● Work instructions
Pictures are to be left out. Copy exactly the lines from the one containing "Write a Python" to the one containing "plt.rcParams['mathtext.fontset'] = 'stix'", both ends kept.

● Data lines
- - - -

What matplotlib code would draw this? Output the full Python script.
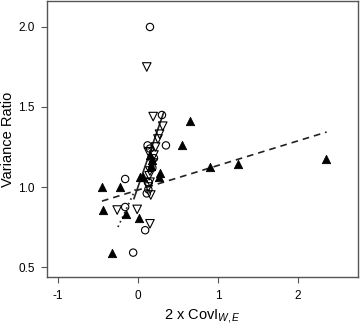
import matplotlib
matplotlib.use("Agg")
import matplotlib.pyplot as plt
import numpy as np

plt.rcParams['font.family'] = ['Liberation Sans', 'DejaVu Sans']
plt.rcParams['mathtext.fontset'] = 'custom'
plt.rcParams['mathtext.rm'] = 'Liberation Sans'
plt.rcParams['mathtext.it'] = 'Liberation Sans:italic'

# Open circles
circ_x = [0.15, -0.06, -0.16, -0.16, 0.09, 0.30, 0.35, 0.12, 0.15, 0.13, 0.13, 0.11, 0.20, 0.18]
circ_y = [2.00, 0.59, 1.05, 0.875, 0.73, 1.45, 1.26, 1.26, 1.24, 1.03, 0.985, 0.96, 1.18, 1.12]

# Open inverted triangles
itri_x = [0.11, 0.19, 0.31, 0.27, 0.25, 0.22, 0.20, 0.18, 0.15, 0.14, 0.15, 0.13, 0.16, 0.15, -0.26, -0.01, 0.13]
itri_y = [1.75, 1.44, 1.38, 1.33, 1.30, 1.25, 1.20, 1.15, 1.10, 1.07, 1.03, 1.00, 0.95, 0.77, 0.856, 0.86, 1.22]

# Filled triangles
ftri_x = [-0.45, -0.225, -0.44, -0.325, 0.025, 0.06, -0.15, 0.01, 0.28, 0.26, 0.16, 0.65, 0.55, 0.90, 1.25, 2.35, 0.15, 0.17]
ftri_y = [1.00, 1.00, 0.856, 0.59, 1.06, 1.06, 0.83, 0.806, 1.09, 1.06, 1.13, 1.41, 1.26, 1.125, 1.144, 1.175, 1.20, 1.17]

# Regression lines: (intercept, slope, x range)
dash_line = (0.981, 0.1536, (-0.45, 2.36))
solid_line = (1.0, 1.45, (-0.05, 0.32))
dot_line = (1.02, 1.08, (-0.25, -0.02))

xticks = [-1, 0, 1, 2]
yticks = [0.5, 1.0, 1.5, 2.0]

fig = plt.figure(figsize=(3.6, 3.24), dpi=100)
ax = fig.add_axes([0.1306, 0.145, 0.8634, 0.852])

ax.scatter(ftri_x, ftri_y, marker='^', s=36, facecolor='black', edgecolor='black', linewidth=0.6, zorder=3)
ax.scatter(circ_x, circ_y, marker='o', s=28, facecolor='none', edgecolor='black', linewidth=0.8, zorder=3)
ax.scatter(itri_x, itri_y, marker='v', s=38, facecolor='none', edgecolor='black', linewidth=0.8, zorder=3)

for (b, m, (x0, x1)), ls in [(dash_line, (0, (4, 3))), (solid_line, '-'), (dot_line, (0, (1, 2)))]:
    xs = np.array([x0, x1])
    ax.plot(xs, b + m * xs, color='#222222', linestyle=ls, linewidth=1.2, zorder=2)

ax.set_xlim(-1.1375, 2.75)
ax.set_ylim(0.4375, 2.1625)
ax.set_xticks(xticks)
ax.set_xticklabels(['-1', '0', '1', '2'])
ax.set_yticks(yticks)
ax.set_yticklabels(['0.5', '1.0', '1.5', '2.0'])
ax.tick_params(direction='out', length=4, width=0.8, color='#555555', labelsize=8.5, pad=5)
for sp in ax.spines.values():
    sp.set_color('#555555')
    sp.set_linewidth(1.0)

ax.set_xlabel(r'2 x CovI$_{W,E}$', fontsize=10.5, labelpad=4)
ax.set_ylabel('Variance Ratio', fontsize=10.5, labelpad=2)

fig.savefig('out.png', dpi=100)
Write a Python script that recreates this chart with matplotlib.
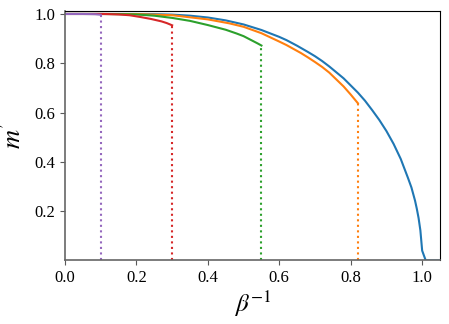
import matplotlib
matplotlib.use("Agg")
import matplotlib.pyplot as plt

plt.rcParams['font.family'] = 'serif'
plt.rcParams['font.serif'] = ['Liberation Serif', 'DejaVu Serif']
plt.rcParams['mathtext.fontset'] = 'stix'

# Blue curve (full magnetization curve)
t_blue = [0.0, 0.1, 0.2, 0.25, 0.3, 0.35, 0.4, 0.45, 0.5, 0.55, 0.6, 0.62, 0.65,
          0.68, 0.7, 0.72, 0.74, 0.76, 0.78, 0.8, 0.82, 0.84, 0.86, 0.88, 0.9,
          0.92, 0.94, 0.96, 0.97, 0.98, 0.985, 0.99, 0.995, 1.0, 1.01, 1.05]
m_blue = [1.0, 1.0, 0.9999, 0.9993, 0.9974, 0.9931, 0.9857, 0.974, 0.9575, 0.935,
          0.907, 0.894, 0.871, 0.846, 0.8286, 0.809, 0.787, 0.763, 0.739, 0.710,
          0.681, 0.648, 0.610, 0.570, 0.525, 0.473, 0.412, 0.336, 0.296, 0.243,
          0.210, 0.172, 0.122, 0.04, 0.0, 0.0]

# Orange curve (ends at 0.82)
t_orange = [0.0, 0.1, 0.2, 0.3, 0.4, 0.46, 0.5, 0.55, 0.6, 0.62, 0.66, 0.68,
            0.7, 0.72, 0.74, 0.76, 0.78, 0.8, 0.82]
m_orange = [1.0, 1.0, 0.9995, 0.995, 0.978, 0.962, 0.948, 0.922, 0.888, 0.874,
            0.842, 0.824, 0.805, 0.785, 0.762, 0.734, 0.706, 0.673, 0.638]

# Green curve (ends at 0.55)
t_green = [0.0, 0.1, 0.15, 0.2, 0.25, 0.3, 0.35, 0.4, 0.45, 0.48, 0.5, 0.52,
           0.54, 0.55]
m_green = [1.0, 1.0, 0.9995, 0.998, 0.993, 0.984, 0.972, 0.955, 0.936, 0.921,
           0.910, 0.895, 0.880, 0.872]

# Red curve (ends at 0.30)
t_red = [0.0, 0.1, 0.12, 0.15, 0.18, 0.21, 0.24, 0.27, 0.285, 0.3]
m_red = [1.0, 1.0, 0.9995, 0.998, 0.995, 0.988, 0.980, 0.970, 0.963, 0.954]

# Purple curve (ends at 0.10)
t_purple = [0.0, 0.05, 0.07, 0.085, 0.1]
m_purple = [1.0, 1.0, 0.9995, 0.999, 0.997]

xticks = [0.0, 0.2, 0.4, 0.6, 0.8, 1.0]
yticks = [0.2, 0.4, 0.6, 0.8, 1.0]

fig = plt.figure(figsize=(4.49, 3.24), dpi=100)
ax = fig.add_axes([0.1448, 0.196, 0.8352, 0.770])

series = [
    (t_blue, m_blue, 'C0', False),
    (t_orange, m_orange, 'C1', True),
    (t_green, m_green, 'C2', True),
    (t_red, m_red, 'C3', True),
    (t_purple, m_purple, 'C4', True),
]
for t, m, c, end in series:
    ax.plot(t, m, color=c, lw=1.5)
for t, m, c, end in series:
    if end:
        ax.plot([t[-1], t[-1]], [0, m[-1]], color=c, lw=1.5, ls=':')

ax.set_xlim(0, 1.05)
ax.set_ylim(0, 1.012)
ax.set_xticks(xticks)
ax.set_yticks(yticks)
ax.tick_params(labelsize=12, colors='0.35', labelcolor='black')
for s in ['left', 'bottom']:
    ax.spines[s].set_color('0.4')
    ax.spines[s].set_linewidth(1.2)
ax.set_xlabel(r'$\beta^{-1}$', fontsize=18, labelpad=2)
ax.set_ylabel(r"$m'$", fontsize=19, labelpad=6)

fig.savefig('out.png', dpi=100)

- - - -

● Correct output
Write a Python script that recreates this chart with matplotlib.
import matplotlib
matplotlib.use("Agg")
import matplotlib.pyplot as plt

plt.rcParams['font.family'] = 'serif'
plt.rcParams['font.serif'] = ['Liberation Serif', 'DejaVu Serif']
plt.rcParams['mathtext.fontset'] = 'stix'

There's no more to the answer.